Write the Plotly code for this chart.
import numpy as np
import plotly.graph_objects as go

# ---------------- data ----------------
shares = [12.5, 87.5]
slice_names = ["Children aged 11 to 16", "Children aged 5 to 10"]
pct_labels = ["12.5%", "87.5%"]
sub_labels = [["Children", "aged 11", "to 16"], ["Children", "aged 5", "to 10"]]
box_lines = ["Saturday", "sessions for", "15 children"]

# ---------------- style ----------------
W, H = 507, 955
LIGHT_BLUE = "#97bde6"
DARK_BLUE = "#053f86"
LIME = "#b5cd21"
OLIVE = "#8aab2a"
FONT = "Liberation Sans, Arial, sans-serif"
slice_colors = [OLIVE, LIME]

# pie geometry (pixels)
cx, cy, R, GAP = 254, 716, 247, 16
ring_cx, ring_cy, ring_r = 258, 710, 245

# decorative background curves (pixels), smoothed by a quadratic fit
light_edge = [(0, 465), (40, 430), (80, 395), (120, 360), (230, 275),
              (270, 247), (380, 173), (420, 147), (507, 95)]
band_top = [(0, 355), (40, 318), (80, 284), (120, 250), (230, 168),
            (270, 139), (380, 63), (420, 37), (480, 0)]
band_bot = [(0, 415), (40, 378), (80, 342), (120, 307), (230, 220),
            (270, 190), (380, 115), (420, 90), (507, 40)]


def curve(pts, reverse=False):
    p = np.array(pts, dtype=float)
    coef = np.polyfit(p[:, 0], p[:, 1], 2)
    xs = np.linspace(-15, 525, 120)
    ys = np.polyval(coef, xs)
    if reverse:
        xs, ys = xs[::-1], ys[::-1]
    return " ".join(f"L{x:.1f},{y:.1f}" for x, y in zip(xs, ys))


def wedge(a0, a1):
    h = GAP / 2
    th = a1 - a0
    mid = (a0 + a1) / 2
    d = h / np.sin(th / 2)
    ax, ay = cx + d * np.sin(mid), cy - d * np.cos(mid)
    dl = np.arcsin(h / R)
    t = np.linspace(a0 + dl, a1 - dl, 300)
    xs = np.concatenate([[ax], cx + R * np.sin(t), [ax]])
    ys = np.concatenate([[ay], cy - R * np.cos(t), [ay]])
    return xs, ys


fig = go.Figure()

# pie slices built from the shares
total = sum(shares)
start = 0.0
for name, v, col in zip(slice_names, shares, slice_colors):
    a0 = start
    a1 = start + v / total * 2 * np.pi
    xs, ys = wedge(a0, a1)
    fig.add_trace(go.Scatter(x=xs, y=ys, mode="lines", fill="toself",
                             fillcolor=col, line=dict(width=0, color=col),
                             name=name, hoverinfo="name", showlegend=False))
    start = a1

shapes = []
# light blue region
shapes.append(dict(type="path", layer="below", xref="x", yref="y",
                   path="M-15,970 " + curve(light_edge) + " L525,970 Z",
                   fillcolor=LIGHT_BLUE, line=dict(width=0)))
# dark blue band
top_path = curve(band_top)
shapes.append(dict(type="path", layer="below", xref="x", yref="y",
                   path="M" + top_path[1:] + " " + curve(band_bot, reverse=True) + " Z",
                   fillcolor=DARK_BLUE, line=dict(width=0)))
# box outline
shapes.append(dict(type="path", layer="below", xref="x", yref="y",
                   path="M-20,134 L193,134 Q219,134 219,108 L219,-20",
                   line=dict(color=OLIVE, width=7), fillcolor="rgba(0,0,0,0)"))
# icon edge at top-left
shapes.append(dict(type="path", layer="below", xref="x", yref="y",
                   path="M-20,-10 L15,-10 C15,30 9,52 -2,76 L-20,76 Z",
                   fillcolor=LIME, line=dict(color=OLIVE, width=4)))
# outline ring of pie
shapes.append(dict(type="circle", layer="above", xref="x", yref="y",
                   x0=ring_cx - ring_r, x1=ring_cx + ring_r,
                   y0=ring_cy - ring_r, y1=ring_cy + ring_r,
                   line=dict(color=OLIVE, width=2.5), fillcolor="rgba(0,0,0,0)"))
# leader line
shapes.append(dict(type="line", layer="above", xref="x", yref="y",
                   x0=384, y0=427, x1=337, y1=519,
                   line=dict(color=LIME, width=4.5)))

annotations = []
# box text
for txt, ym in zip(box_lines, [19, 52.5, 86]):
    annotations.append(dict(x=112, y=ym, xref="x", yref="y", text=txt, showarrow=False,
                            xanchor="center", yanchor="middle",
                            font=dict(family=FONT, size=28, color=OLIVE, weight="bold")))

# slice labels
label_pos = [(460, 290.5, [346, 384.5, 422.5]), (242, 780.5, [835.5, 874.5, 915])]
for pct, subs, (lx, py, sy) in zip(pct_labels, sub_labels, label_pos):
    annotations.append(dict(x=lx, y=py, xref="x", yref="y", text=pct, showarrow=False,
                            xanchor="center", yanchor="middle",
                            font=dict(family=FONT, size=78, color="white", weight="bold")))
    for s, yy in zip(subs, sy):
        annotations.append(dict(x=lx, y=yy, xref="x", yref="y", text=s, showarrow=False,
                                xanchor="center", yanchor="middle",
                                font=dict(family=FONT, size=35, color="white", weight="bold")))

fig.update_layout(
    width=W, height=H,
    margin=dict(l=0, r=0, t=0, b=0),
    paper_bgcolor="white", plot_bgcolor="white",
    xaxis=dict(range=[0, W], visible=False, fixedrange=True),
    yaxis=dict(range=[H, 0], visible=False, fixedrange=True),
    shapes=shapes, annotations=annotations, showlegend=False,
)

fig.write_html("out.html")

********************

● **Task requirements**:
Copy down the whole of the data above, matching it exactly.

● **Response below**:
Write the Plotly code for this chart.
import numpy as np
import plotly.graph_objects as go

# ---------------- data ----------------
shares = [12.5, 87.5]
slice_names = ["Children aged 11 to 16", "Children aged 5 to 10"]
pct_labels = ["12.5%", "87.5%"]
sub_labels = [["Children", "aged 11", "to 16"], ["Children", "aged 5", "to 10"]]
box_lines = ["Saturday", "sessions for", "15 children"]

# ---------------- style ----------------
W, H = 507, 955
LIGHT_BLUE = "#97bde6"
DARK_BLUE = "#053f86"
LIME = "#b5cd21"
OLIVE = "#8aab2a"
FONT = "Liberation Sans, Arial, sans-serif"
slice_colors = [OLIVE, LIME]

# pie geometry (pixels)
cx, cy, R, GAP = 254, 716, 247, 16
ring_cx, ring_cy, ring_r = 258, 710, 245

# decorative background curves (pixels), smoothed by a quadratic fit
light_edge = [(0, 465), (40, 430), (80, 395), (120, 360), (230, 275),
              (270, 247), (380, 173), (420, 147), (507, 95)]
band_top = [(0, 355), (40, 318), (80, 284), (120, 250), (230, 168),
            (270, 139), (380, 63), (420, 37), (480, 0)]
band_bot = [(0, 415), (40, 378), (80, 342), (120, 307), (230, 220),
            (270, 190), (380, 115), (420, 90), (507, 40)]


def curve(pts, reverse=False):
    p = np.array(pts, dtype=float)
    coef = np.polyfit(p[:, 0], p[:, 1], 2)
    xs = np.linspace(-15, 525, 120)
    ys = np.polyval(coef, xs)
    if reverse:
        xs, ys = xs[::-1], ys[::-1]
    return " ".join(f"L{x:.1f},{y:.1f}" for x, y in zip(xs, ys))


def wedge(a0, a1):
    h = GAP / 2
    th = a1 - a0
    mid = (a0 + a1) / 2
    d = h / np.sin(th / 2)
    ax, ay = cx + d * np.sin(mid), cy - d * np.cos(mid)
    dl = np.arcsin(h / R)
    t = np.linspace(a0 + dl, a1 - dl, 300)
    xs = np.concatenate([[ax], cx + R * np.sin(t), [ax]])
    ys = np.concatenate([[ay], cy - R * np.cos(t), [ay]])
    return xs, ys


fig = go.Figure()

# pie slices built from the shares
total = sum(shares)
start = 0.0
for name, v, col in zip(slice_names, shares, slice_colors):
    a0 = start
    a1 = start + v / total * 2 * np.pi
    xs, ys = wedge(a0, a1)
    fig.add_trace(go.Scatter(x=xs, y=ys, mode="lines", fill="toself",
                             fillcolor=col, line=dict(width=0, color=col),
                             name=name, hoverinfo="name", showlegend=False))
    start = a1

shapes = []
# light blue region
shapes.append(dict(type="path", layer="below", xref="x", yref="y",
                   path="M-15,970 " + curve(light_edge) + " L525,970 Z",
                   fillcolor=LIGHT_BLUE, line=dict(width=0)))
# dark blue band
top_path = curve(band_top)
shapes.append(dict(type="path", layer="below", xref="x", yref="y",
                   path="M" + top_path[1:] + " " + curve(band_bot, reverse=True) + " Z",
                   fillcolor=DARK_BLUE, line=dict(width=0)))
# box outline
shapes.append(dict(type="path", layer="below", xref="x", yref="y",
                   path="M-20,134 L193,134 Q219,134 219,108 L219,-20",
                   line=dict(color=OLIVE, width=7), fillcolor="rgba(0,0,0,0)"))
# icon edge at top-left
shapes.append(dict(type="path", layer="below", xref="x", yref="y",
                   path="M-20,-10 L15,-10 C15,30 9,52 -2,76 L-20,76 Z",
                   fillcolor=LIME, line=dict(color=OLIVE, width=4)))
# outline ring of pie
shapes.append(dict(type="circle", layer="above", xref="x", yref="y",
                   x0=ring_cx - ring_r, x1=ring_cx + ring_r,
                   y0=ring_cy - ring_r, y1=ring_cy + ring_r,
                   line=dict(color=OLIVE, width=2.5), fillcolor="rgba(0,0,0,0)"))
# leader line
shapes.append(dict(type="line", layer="above", xref="x", yref="y",
                   x0=384, y0=427, x1=337, y1=519,
                   line=dict(color=LIME, width=4.5)))

annotations = []
# box text
for txt, ym in zip(box_lines, [19, 52.5, 86]):
    annotations.append(dict(x=112, y=ym, xref="x", yref="y", text=txt, showarrow=False,
                            xanchor="center", yanchor="middle",
                            font=dict(family=FONT, size=28, color=OLIVE, weight="bold")))

# slice labels
label_pos = [(460, 290.5, [346, 384.5, 422.5]), (242, 780.5, [835.5, 874.5, 915])]
for pct, subs, (lx, py, sy) in zip(pct_labels, sub_labels, label_pos):
    annotations.append(dict(x=lx, y=py, xref="x", yref="y", text=pct, showarrow=False,
                            xanchor="center", yanchor="middle",
                            font=dict(family=FONT, size=78, color="white", weight="bold")))
    for s, yy in zip(subs, sy):
        annotations.append(dict(x=lx, y=yy, xref="x", yref="y", text=s, showarrow=False,
                                xanchor="center", yanchor="middle",
                                font=dict(family=FONT, size=35, color="white", weight="bold")))

fig.update_layout(
    width=W, height=H,
    margin=dict(l=0, r=0, t=0, b=0),
    paper_bgcolor="white", plot_bgcolor="white",
    xaxis=dict(range=[0, W], visible=False, fixedrange=True),
    yaxis=dict(range=[H, 0], visible=False, fixedrange=True),
    shapes=shapes, annotations=annotations, showlegend=False,
)

fig.write_html("out.html")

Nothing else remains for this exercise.